Modern observability stacks for streaming applications typically include:

  • Prometheus + Grafana for metrics collection and visualization

  • Kafka Lag Exporter for dedicated consumer lag monitoring

  • OpenTelemetry for distributed tracing across streaming pipelines

  • Datadog, New Relic, or Confluent Cloud for managed observability

  • Burrow (LinkedIn's open-source tool) for consumer lag monitoring

These tools provide centralized observability for Kafka ecosystems, allowing teams to track consumer lag, throughput, and schema usage across all environments from a single interface. This visibility is crucial during and after deployments.

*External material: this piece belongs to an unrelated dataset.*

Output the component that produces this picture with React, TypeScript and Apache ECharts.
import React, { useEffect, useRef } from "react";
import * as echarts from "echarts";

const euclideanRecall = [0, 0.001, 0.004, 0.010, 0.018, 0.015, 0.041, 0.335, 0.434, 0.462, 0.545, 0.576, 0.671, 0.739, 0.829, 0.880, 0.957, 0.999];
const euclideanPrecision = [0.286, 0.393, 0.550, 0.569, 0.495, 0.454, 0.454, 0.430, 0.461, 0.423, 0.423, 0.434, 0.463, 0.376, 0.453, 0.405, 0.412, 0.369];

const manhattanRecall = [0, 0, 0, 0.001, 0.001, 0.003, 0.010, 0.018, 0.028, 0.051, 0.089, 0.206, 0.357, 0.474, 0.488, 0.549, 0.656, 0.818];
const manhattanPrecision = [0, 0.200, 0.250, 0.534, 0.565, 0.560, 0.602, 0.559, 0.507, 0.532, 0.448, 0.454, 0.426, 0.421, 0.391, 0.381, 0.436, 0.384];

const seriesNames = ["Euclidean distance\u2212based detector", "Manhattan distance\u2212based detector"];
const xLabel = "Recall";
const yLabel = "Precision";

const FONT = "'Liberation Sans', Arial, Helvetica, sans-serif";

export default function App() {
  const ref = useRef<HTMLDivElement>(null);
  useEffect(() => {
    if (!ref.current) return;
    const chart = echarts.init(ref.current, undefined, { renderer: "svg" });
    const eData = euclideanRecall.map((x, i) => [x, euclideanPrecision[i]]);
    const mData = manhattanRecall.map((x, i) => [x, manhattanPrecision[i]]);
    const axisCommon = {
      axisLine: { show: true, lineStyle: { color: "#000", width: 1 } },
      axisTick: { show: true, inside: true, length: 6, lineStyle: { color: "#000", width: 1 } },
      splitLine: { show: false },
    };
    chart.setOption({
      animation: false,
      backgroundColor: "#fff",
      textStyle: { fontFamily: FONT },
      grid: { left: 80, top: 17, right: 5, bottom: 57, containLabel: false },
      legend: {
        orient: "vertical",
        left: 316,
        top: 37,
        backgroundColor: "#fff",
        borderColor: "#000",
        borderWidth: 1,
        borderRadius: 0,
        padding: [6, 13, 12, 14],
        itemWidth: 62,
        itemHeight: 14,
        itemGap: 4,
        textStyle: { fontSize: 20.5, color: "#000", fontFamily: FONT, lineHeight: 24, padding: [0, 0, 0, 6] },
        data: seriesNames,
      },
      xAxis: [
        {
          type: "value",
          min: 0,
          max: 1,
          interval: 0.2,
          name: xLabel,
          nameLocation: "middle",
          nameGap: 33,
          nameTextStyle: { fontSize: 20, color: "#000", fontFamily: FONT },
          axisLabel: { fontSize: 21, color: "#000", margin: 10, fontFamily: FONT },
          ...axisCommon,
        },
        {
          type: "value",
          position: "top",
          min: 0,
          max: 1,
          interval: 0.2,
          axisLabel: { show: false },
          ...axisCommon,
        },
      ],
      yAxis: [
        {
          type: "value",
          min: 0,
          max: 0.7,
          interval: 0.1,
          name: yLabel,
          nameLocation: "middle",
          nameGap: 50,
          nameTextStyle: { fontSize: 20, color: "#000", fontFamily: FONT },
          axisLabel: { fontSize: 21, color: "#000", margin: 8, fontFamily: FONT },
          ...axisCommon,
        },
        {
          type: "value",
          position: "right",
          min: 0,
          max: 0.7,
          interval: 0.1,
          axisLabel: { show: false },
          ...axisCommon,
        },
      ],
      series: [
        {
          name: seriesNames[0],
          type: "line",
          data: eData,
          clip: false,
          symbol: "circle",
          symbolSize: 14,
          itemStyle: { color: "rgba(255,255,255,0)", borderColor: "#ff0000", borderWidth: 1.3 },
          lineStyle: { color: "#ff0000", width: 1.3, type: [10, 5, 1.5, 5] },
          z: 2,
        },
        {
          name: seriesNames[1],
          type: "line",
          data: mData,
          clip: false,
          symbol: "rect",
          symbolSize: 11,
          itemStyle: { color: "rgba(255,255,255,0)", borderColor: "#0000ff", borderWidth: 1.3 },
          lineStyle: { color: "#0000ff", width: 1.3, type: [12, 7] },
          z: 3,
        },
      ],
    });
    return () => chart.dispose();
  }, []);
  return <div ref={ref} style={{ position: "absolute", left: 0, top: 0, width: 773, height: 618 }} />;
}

Implement rollback procedures. Despite careful testing, production issues can occur. Have automated rollback mechanisms that can quickly revert to the previous version if critical metrics exceed thresholds.

Summary

CI/CD for streaming applications requires adapting traditional DevOps practices to accommodate continuous processing, statefulness, and schema evolution.

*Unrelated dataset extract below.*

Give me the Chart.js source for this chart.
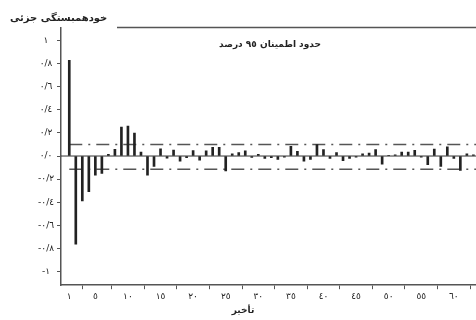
<!DOCTYPE html>
<html>
<head>
<meta charset="utf-8">
<script src="https://cdn.jsdelivr.net/npm/chart.js@4/dist/chart.umd.min.js"></script>
<style>
  html, body { margin: 0; padding: 0; background: #fff; }
  #wrap { width: 476px; height: 320px; }
</style>
</head>
<body>
<div id="wrap"><canvas id="pacf"></canvas></div>
<script>
// Partial autocorrelation by lag
const lags = [
  1, 2, 3, 4, 5, 6, 7, 8, 9, 10, 11, 12, 13, 14, 15, 16, 17, 18, 19, 20, 21,
  22, 23, 24, 25, 26, 27, 28, 29, 30, 31, 32, 33, 34, 35, 36, 37, 38, 39, 40, 41, 42,
  43, 44, 45, 46, 47, 48, 49, 50, 51, 52, 53, 54, 55, 56, 57, 58, 59, 60, 61, 62, 63
];
const pacf = [
  0.83, -0.765, -0.39, -0.31, -0.165, -0.15, 0.015, 0.058, 0.25, 0.26, 0.20, 0.035, -0.165, -0.09, 0.062, -0.018, 0.052, -0.045, -0.015, 0.048, -0.035,
  0.045, 0.075, 0.075, -0.13, 0.018, 0.03, 0.045, -0.012, 0.015, -0.02, -0.015, -0.03, -0.01, 0.085, 0.04, -0.045, -0.03, 0.10, 0.055, -0.02, 0.03,
  -0.04, -0.02, -0.01, 0.02, 0.025, 0.055, -0.07, 0.005, 0.01, 0.035, 0.035, 0.05, -0.01, -0.075, 0.06, -0.09, 0.08, -0.02, -0.125, 0.02, 0.01
];
// 95% confidence limits
const upperLimit = 0.10;
const lowerLimit = -0.115;

// Axis ticks and their labels
const xTickValues = [1, 5, 10, 15, 20, 25, 30, 35, 40, 45, 50, 55, 60];
const xTickLabels = ['١', '٥', '١٠', '١٥', '٢٠', '٢٥', '٣٠', '٣٥', '٤٠', '٤٥', '٥٠', '٥٥', '٦٠'];
const yTickValues = [-1, -0.8, -0.6, -0.4, -0.2, 0, 0.2, 0.4, 0.6, 0.8, 1];
const yTickLabels = ['-١', '-٠/٨', '-٠/٦', '-٠/٤', '-٠/٢', '٠/٠', '٠/٢', '٠/٤', '٠/٦', '٠/٨', '١'];

// Texts
const yTitle = 'خودهمبستگی جزئی';
const xTitle = 'تأخیر';
const limitsLabel = 'حدود اطمینان ٩٥ درصد';

const X_MIN = -0.27, X_MAX = 63.4;
const Y_MIN = -1.12, Y_MAX = 1.11;
const FONT = "'DejaVu Sans', sans-serif";
const INK = '#222';
const AXIS = '#555';

const barPoints = lags.map((l, i) => ({ x: l, y: pacf[i] }));
const hLine = (y, x0) => [{ x: x0, y }, { x: X_MAX, y }];

const decorations = {
  id: 'decorations',
  afterDatasetsDraw(chart) {
    const { ctx, chartArea } = chart;
    ctx.save();
    // top frame line
    ctx.strokeStyle = AXIS;
    ctx.lineWidth = 1.5;
    ctx.beginPath();
    ctx.moveTo(117, chartArea.top - 0.5);
    ctx.lineTo(chartArea.right, chartArea.top - 0.5);
    ctx.stroke();
    // confidence limits caption
    ctx.fillStyle = INK;
    ctx.font = "bold 9px " + FONT;
    ctx.textAlign = 'center';
    ctx.textBaseline = 'middle';
    ctx.fillText(limitsLabel, 270, chartArea.top + 17);
    ctx.restore();
  }
};

new Chart(document.getElementById('pacf'), {
  type: 'bar',
  data: {
    datasets: [
      {
        type: 'line',
        data: hLine(0, X_MIN),
        borderColor: '#333',
        borderWidth: 1,
        pointRadius: 0,
        order: 3
      },
      {
        type: 'line',
        data: hLine(upperLimit, 1),
        borderColor: '#555',
        borderWidth: 1.5,
        borderDash: [13, 6, 2, 6],
        pointRadius: 0,
        order: 2
      },
      {
        type: 'line',
        data: hLine(lowerLimit, 1),
        borderColor: '#555',
        borderWidth: 1.5,
        borderDash: [13, 6, 2, 6],
        pointRadius: 0,
        order: 2
      },
      {
        type: 'bar',
        data: barPoints,
        backgroundColor: INK,
        borderWidth: 0,
        barThickness: 2,
        order: 1
      }
    ]
  },
  options: {
    responsive: true,
    maintainAspectRatio: false,
    animation: false,
    events: [],
    layout: { padding: { left: 10, right: 0, top: 0, bottom: 0 } },
    plugins: {
      legend: { display: false },
      tooltip: { enabled: false },
      title: {
        display: true,
        text: yTitle,
        align: 'start',
        color: INK,
        font: { family: FONT, size: 10, weight: 'bold' },
        padding: { top: 12, bottom: 4 }
      },
      subtitle: {
        display: true,
        text: xTitle,
        position: 'bottom',
        align: 'center',
        color: INK,
        font: { family: FONT, size: 9, weight: 'bold' },
        padding: { top: 0, bottom: 4 }
      }
    },
    scales: {
      x: {
        type: 'linear',
        min: X_MIN,
        max: X_MAX,
        offset: false,
        afterBuildTicks: (s) => { s.ticks = xTickValues.map(v => ({ value: v })); },
        afterFit: (s) => { s.height = 20; },
        ticks: {
          autoSkip: false,
          maxRotation: 0,
          padding: 2,
          color: INK,
          font: { family: FONT, size: 9 },
          callback: (v, i) => xTickLabels[i]
        },
        grid: { drawOnChartArea: false, drawTicks: true, tickLength: 4, tickColor: AXIS, tickWidth: 1 },
        border: { display: true, color: AXIS, width: 1.5 }
      },
      y: {
        type: 'linear',
        min: Y_MIN,
        max: Y_MAX,
        afterBuildTicks: (s) => { s.ticks = yTickValues.map(v => ({ value: v })); },
        afterFit: (s) => { s.width = 51; },
        ticks: {
          autoSkip: false,
          padding: 3,
          crossAlign: 'center',
          color: INK,
          font: { family: FONT, size: 9 },
          callback: (v, i) => yTickLabels[i]
        },
        grid: { drawOnChartArea: false, drawTicks: true, tickLength: 4, tickColor: AXIS, tickWidth: 1 },
        border: { display: true, color: AXIS, width: 1.5 }
      }
    }
  },
  plugins: [decorations]
});
</script>
</body>
</html>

Key best practices include:

  • Implement multi-layered testing, unit, integration, contract, and end-to-end tests specific to streaming patterns

  • Manage state carefully, use savepoints (Flink) or state stores (Kafka Streams) to preserve processing state across deployments

  • Enforce schema compatibility, integrate schema validation into CI pipelines and use schema registries

  • Choose appropriate deployment patterns, blue-green, canary, or rolling updates with savepoints depending on application requirements

  • Use Infrastructure as Code, maintain environment parity and version infrastructure alongside application code

  • Monitor actively, track streaming-specific metrics like consumer lag and validate deployments in production

By following these practices, teams can achieve the same deployment velocity and reliability for streaming applications that they expect from traditional services, while respecting the unique requirements of event-driven architectures.

Sources and References

  1. Fowler, Martin. "Continuous Integration." martinfowler.com, May 2006. https://martinfowler.com/articles/continuousIntegration.html

  2. Confluent. "Kafka Streams Testing." Confluent Documentation, 2024. https://docs.confluent.io/platform/current/streams/developer-guide/test-streams.html

  3. Apache Flink. "Savepoints." Apache Flink Documentation, 2024. https://nightlies.apache.org/flink/flink-docs-stable/docs/ops/state/savepoints/

  4. Stopford, Ben. "Testing Event-Driven Systems." Confluent Blog, 2019. https://www.confluent.io/blog/testing-event-driven-systems/

  5. Kleppmann, Martin. "Designing Data-Intensive Applications." O'Reilly Media, 2017. Chapter 11: Stream Processing.